** Start of Supplied information **

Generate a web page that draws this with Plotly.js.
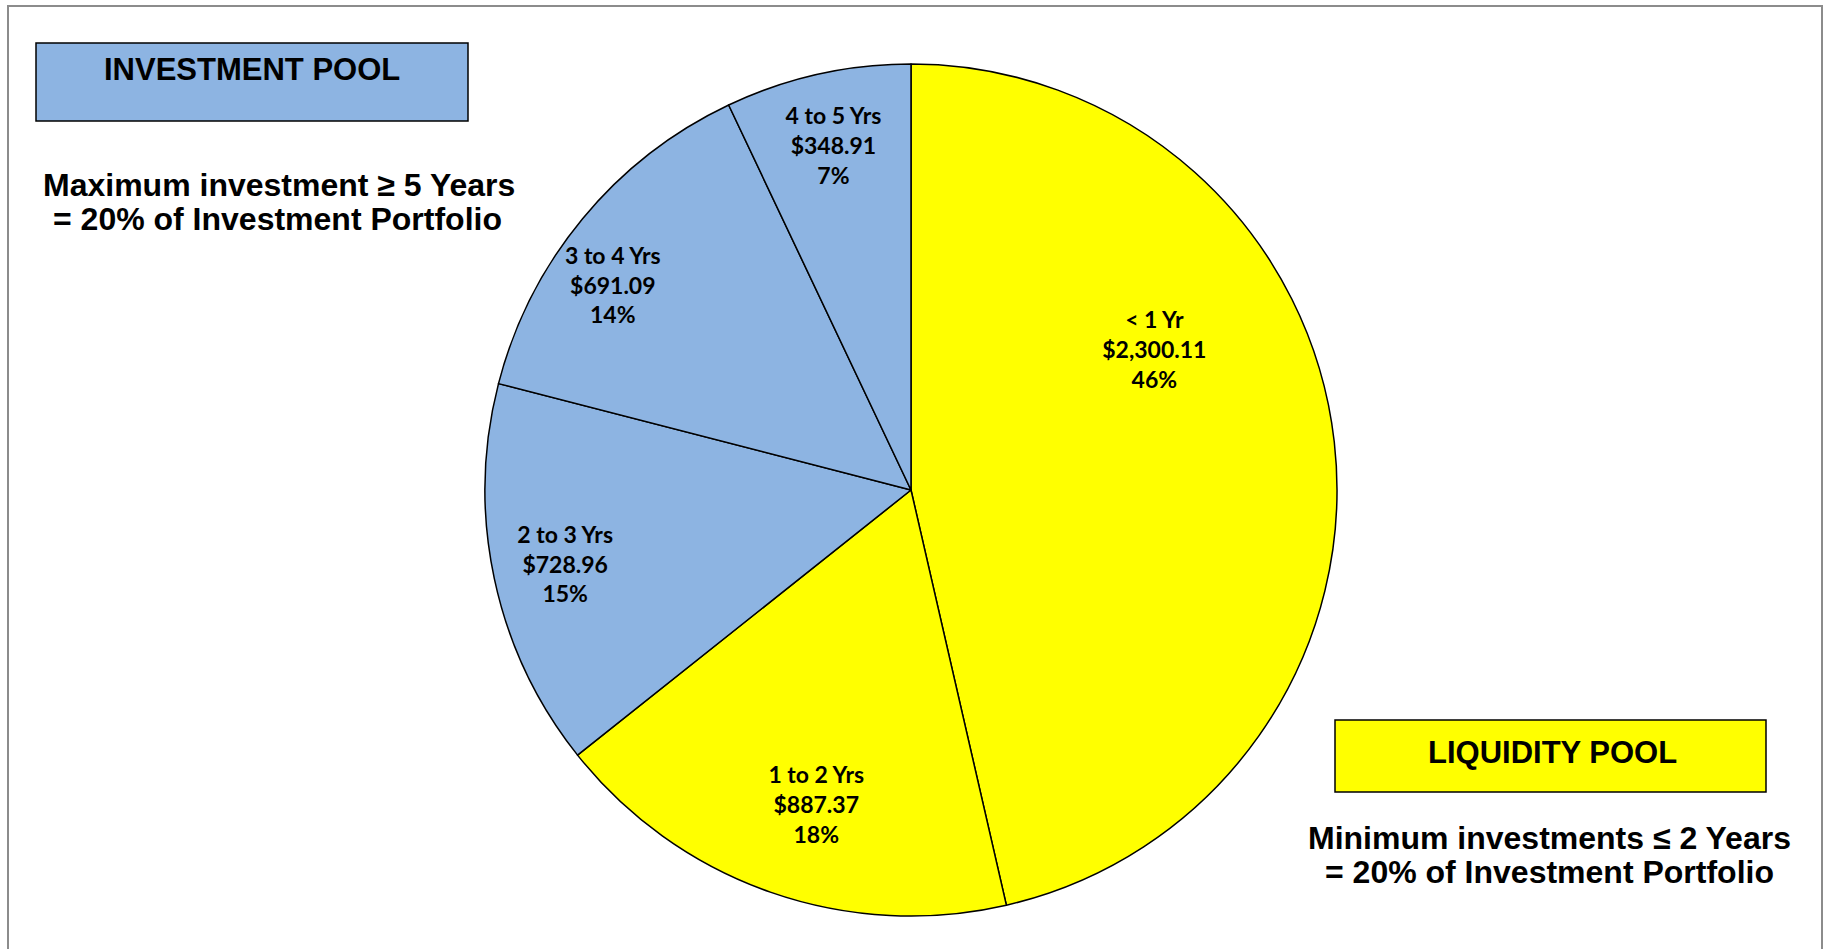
<!DOCTYPE html>
<html>
<head>
<meta charset="utf-8">
<script src="https://cdn.plot.ly/plotly-3.0.1.min.js"></script>
<style>
  html, body { margin: 0; padding: 0; background: #ffffff; }
  #chart { width: 1836px; height: 949px; }
</style>
</head>
<body>
<div id="chart"></div>
<script>
// ---- data ----
const categories = ["< 1 Yr", "1 to 2 Yrs", "2 to 3 Yrs", "3 to 4 Yrs", "4 to 5 Yrs"];
const amounts = [2300.11, 887.37, 728.96, 691.09, 348.91];
const sliceColors = ["#FFFF00", "#FFFF00", "#8DB4E2", "#8DB4E2", "#8DB4E2"];

const poolTitles = ["INVESTMENT POOL", "LIQUIDITY POOL"];
const investmentNote = ["Maximum investment ≥ 5 Years", "= 20% of Investment Portfolio"];
const liquidityNote = ["Minimum investments ≤ 2 Years", "= 20% of Investment Portfolio"];

// which label ring each slice's data label sits in (Excel-style placement)
const labelGroup = ["inner", "middle", "outer", "edge", "outer"];

const W = 1836, H = 949;
const px = v => v / W;
const py = v => 1 - v / H;
const pieDomain = { x: [px(911 - 427), px(911 + 427)], y: [py(490 + 426), py(490 - 426)] };
const labelTemplate = "%{label}<br>$%{value:,.2f}<br>%{percent:.0%}";
const labelFont = { family: "Lato, 'Open Sans', sans-serif", size: 23, color: "#000000", weight: "bold" };

// slices
const slices = {
  type: "pie",
  labels: categories,
  values: amounts,
  sort: false,
  direction: "clockwise",
  rotation: 0,
  marker: { colors: sliceColors, line: { color: "#000000", width: 1.5 } },
  texttemplate: "",
  textinfo: "none",
  hoverinfo: "none",
  domain: pieDomain
};

// transparent label layers (same values, same domain), one per label ring
function labelLayer(group, hole, rotation) {
  return {
    type: "pie",
    labels: categories,
    values: amounts,
    sort: false,
    direction: "clockwise",
    rotation: rotation,
    hole: hole,
    marker: { colors: categories.map(() => "rgba(0,0,0,0)"), line: { width: 0 } },
    texttemplate: labelGroup.map(g => g === group ? labelTemplate : ""),
    textposition: "inside",
    insidetextorientation: "horizontal",
    textfont: labelFont,
    hoverinfo: "none",
    domain: pieDomain
  };
}

const boxFont = { family: "'Liberation Sans', Arial, sans-serif", color: "#000000", weight: "bold" };
function note(x, y, text, size) {
  return { xref: "paper", yref: "paper", x: px(x), y: py(y), text: text, showarrow: false,
    font: Object.assign({ size: size }, boxFont), xanchor: "center", yanchor: "middle" };
}

const layout = {
  width: W, height: H,
  margin: { l: 0, r: 0, t: 0, b: 0 },
  paper_bgcolor: "#ffffff",
  showlegend: false,
  uniformtext: { mode: "show", minsize: 23 },
  shapes: [
    { type: "rect", xref: "paper", yref: "paper", x0: px(8), x1: px(1822), y0: py(960), y1: py(6),
      line: { color: "#8c8c8c", width: 2 }, fillcolor: "rgba(0,0,0,0)" },
    { type: "rect", xref: "paper", yref: "paper", x0: px(36), x1: px(468), y0: py(121), y1: py(43),
      line: { color: "#000000", width: 1.5 }, fillcolor: "#8DB4E2" },
    { type: "rect", xref: "paper", yref: "paper", x0: px(1335), x1: px(1766), y0: py(792), y1: py(720),
      line: { color: "#000000", width: 1.5 }, fillcolor: "#FFFF00" }
  ],
  annotations: [
    note(252, 70, poolTitles[0], 31),
    note(1552, 752, poolTitles[1], 31),
    note(279, 185, investmentNote[0], 32),
    note(277, 219, investmentNote[1], 32),
    note(1549, 838, liquidityNote[0], 32),
    note(1549, 872, liquidityNote[1], 32)
  ]
};

const data = [
  slices,
  labelLayer("outer", 0.66, 0),
  labelLayer("edge", 0.70, -5),
  labelLayer("middle", 0.54, -2.5),
  labelLayer("inner", 0.32, -23.6)
];

Plotly.newPlot("chart", data, layout, { displayModeBar: false, staticPlot: true });
</script>
</body>
</html>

** End of Supplied information **

Leave out any pictures, please, and quote only the lines from the top of the data through the line that contains "investments ≤ 2".

Generate a web page that draws this with Plotly.js.
<!DOCTYPE html>
<html>
<head>
<meta charset="utf-8">
<script src="https://cdn.plot.ly/plotly-3.0.1.min.js"></script>
<style>
  html, body { margin: 0; padding: 0; background: #ffffff; }
  #chart { width: 1836px; height: 949px; }
</style>
</head>
<body>
<div id="chart"></div>
<script>
// ---- data ----
const categories = ["< 1 Yr", "1 to 2 Yrs", "2 to 3 Yrs", "3 to 4 Yrs", "4 to 5 Yrs"];
const amounts = [2300.11, 887.37, 728.96, 691.09, 348.91];
const sliceColors = ["#FFFF00", "#FFFF00", "#8DB4E2", "#8DB4E2", "#8DB4E2"];

const poolTitles = ["INVESTMENT POOL", "LIQUIDITY POOL"];
const investmentNote = ["Maximum investment ≥ 5 Years", "= 20% of Investment Portfolio"];
const liquidityNote = ["Minimum investments ≤ 2 Years", "= 20% of Investment Portfolio"];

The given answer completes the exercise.